Dicen los especialistas del Mauritshuis de La Haya, que aloja centenares de obras de la pinacoteca real holandesa, entre las que se encuentra la icónica pintura de Vermeer, que la obra no es en realidad un retrato sino un tronie, es decir, una figura imaginaria utilizada por los pintores para representar un cierto tipo de perfil humano. En este caso una doncella con un exótico turbante oriental y una perla enorme a modo de arete. Es una bonita teoría, pero no acaba de convencerme. Me cuesta creer que esa mirada tan inconfundiblemente humana, esa expresión que irradia serenidad y belleza inefables, no le hubiera pertenecido en realidad a una persona concreta.

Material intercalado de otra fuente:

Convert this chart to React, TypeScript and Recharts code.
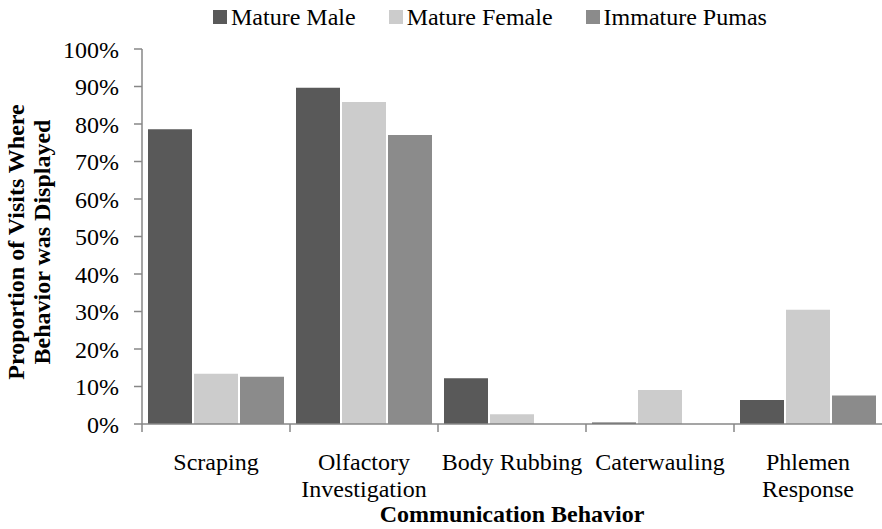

Un par de años atrás, el propio Mauritshuis encargó un insólito estudio de la pintura: una empresa especializada en microscopios digitales procedió a digitalizar una imagen de la misma con una resolución de 10 mil millones de píxeles. Entre los hallazgos los investigadores se declararon sorprendidos por la gran cantidad de azul ultramarino empleado por Vermeer en el satinado turbante que lleva la doncella. Ya sabemos entonces dónde fue a parar la fortuna de Vermeer, que no solo puso todo su talento en su obra, sino además todo su patrimonio. Es decir, quiso desprenderse de todo de la forma más universal y generosa que imaginarse pueda: la dejó para siempre en su obra y en los vestidos y la mirada de la Joven de la Perla, cuyo enigma nos sigue contemplando desde la eternidad.